-- start --

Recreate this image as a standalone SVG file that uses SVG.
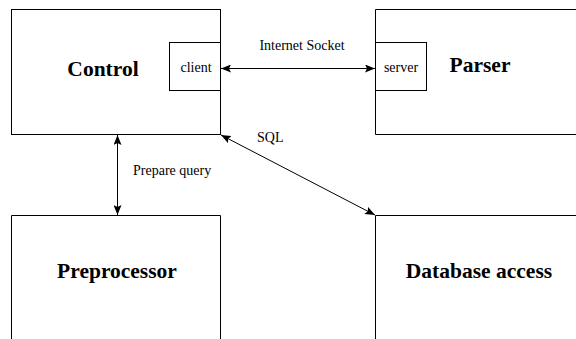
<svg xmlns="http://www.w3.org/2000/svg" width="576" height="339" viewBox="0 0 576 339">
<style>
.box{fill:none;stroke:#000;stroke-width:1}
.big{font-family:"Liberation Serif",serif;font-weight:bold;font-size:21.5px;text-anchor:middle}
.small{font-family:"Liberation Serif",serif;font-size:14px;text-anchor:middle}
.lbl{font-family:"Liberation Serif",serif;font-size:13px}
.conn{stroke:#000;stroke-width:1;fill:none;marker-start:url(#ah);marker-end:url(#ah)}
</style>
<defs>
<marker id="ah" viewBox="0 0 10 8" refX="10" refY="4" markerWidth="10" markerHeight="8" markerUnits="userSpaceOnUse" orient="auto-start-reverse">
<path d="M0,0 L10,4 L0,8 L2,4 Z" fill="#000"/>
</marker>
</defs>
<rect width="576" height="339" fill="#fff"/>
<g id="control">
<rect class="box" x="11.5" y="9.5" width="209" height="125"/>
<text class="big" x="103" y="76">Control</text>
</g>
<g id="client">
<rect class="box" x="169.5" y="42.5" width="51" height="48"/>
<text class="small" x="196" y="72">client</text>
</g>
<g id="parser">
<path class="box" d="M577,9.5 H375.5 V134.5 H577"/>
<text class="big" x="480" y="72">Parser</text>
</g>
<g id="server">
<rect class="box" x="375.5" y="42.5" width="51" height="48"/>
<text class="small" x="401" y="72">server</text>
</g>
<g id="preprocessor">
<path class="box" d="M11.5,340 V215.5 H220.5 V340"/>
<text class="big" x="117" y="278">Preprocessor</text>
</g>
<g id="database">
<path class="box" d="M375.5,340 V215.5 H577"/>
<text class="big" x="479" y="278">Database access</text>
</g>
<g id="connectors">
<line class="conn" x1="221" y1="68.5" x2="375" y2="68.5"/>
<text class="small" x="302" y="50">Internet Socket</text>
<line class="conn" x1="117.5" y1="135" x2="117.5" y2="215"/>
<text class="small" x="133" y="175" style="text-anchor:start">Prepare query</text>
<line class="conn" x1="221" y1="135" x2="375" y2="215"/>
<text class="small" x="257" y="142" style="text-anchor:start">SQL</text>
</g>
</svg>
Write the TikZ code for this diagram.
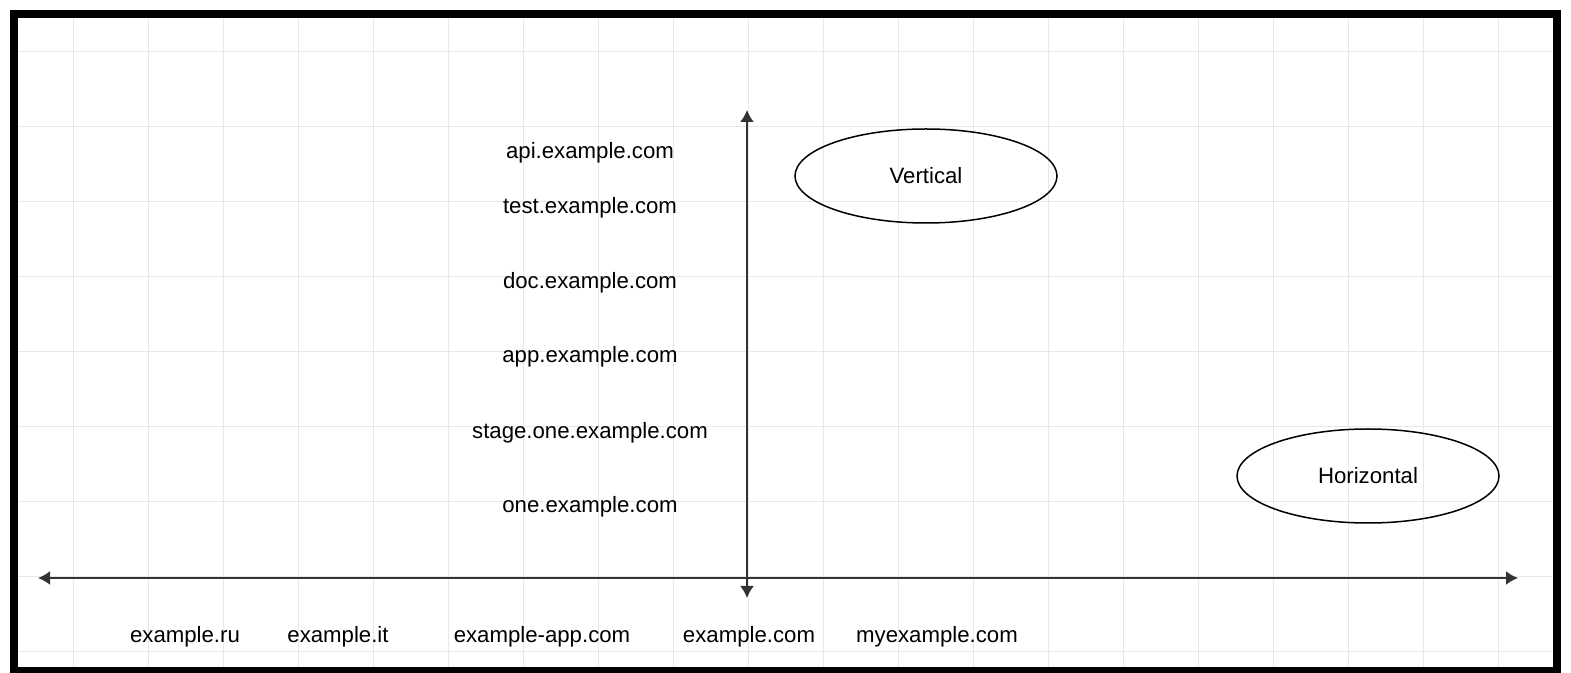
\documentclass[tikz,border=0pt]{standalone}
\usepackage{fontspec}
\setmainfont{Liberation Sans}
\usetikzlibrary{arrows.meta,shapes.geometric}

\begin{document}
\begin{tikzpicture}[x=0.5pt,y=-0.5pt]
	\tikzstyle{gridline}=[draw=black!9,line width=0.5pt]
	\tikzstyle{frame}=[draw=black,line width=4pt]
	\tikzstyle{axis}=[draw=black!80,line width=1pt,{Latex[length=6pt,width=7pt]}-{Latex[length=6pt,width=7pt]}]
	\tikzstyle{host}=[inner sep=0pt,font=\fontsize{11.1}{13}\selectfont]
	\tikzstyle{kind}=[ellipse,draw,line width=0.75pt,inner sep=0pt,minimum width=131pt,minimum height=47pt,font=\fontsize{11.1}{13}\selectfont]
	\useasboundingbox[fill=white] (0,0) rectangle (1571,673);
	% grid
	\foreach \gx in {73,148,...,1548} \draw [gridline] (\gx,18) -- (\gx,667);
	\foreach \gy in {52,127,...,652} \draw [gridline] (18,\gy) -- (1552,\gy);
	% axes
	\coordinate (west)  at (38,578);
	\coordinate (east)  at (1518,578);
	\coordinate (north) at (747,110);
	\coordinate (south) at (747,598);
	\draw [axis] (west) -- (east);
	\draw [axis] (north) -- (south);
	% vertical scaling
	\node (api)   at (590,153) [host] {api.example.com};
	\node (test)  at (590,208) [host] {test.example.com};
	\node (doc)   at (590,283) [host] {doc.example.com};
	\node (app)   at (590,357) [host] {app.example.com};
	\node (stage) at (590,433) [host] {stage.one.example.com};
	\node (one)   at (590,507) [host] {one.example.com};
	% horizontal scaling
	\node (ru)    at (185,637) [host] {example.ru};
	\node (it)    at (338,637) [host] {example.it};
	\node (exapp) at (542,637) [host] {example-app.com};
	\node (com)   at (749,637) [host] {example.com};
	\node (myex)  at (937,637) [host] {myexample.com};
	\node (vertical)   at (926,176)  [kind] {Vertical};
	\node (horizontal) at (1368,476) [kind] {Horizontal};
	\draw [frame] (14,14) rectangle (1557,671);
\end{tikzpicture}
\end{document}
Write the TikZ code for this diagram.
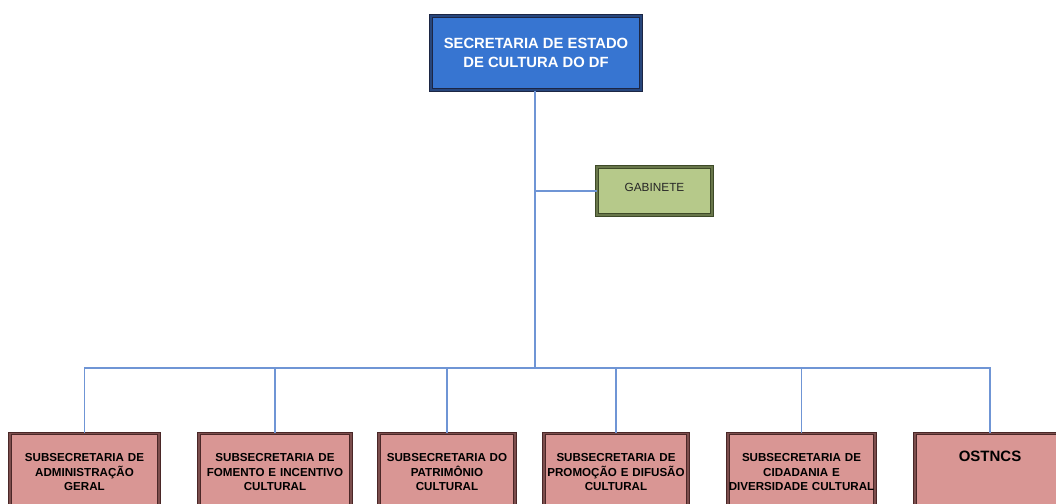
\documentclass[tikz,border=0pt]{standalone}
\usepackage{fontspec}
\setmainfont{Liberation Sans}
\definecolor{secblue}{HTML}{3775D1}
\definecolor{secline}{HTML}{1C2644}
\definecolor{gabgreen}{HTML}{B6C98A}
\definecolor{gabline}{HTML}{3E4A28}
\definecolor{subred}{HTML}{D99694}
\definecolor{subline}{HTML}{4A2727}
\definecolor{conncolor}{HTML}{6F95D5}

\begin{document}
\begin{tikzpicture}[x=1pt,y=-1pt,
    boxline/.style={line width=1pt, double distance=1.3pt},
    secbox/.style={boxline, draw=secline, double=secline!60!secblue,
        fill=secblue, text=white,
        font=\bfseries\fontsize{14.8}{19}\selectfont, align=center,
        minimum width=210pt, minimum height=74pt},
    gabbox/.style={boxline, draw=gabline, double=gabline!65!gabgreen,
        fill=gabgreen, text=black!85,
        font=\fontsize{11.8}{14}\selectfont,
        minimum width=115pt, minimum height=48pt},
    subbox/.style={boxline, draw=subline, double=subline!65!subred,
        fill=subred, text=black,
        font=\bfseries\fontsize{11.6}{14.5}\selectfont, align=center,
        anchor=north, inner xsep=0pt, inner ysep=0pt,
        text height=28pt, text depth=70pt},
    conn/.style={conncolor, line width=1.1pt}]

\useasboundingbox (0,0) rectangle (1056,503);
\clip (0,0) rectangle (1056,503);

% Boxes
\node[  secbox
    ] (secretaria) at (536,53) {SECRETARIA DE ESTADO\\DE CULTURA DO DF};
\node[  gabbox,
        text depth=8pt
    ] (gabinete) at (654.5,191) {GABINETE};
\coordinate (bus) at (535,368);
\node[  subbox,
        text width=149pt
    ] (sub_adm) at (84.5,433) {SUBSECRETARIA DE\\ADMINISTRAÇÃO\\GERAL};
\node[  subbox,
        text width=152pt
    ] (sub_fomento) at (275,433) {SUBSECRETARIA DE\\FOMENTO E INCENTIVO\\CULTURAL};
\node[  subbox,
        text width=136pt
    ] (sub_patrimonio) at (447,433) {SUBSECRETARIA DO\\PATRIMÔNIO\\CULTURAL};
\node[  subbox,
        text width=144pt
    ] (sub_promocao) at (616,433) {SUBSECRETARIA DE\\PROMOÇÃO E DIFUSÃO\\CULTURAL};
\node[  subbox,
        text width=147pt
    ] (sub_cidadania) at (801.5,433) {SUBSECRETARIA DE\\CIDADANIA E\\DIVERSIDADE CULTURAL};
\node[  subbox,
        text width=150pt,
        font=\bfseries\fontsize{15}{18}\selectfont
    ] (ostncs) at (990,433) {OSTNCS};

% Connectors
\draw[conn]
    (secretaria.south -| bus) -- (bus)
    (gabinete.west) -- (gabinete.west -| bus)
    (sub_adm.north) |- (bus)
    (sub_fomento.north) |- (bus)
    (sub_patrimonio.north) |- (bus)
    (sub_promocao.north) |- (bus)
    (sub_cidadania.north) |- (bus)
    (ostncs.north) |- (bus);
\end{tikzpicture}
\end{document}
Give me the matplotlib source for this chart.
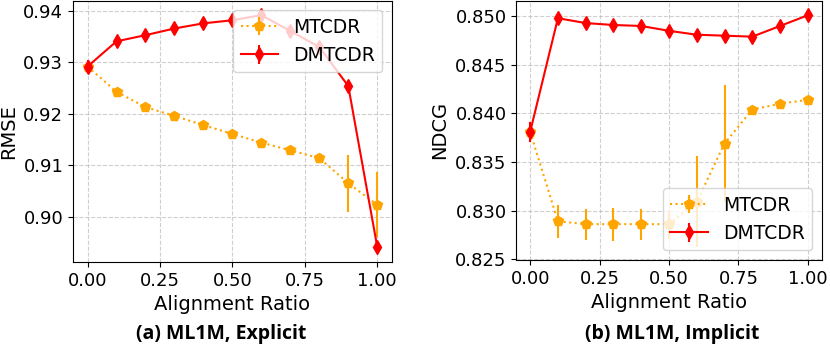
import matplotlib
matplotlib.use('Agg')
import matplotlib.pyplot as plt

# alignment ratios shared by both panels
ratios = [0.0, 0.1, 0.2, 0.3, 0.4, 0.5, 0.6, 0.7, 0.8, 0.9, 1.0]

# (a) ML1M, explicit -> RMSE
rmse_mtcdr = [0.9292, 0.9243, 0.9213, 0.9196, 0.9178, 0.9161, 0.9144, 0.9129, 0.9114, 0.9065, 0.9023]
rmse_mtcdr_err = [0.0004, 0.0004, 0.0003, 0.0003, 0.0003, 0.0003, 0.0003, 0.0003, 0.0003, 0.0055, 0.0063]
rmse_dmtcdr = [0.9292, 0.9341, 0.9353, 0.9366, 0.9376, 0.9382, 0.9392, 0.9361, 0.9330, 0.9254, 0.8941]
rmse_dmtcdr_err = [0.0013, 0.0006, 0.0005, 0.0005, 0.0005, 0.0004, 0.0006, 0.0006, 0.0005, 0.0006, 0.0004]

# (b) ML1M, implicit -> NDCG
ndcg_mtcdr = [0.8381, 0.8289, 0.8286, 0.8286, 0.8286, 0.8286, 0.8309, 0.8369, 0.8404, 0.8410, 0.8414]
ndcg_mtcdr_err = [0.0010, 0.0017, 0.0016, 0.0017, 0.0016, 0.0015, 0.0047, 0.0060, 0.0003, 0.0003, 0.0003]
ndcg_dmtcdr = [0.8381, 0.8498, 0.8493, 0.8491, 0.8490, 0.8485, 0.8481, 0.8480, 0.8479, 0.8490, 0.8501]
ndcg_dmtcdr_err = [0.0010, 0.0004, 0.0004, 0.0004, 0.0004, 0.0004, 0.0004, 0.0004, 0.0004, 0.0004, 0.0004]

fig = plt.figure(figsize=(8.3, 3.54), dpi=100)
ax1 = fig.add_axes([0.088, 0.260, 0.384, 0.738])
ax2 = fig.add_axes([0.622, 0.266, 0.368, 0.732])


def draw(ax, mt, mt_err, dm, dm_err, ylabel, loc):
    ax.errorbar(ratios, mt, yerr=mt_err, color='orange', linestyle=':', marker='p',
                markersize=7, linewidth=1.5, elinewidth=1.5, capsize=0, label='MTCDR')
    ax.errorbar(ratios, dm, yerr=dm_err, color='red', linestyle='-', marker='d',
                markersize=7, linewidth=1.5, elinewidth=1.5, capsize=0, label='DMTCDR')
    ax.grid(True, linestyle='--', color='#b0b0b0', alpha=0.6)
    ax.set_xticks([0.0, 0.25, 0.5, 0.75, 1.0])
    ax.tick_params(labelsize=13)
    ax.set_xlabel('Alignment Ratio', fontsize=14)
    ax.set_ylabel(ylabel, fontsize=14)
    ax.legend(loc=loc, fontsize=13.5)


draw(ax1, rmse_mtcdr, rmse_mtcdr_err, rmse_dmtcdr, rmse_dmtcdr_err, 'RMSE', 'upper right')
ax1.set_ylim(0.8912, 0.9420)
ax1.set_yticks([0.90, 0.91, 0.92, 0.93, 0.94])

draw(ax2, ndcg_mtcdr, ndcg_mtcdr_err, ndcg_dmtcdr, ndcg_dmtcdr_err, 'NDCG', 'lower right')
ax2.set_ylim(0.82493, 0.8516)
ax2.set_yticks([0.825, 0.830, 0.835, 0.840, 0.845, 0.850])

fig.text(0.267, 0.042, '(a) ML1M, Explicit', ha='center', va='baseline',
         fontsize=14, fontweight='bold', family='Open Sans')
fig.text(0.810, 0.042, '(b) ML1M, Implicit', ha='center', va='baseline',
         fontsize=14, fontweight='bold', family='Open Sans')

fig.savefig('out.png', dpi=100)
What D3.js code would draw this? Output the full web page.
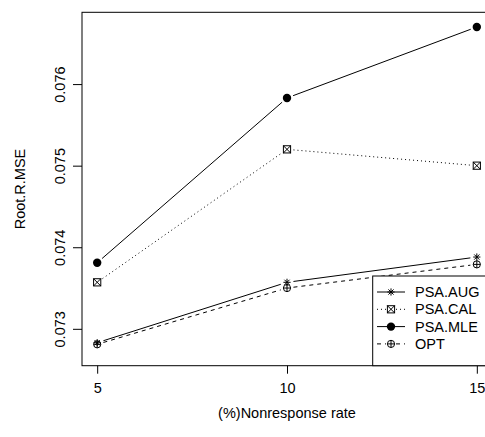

-- end --

In the entries above, identify each line that includes the string "matplotlib", then copy it.

◆ WRITTEN ANSWER ◆
Give me the matplotlib source for this chart.
import matplotlib
matplotlib.use('Agg')
import matplotlib.pyplot as plt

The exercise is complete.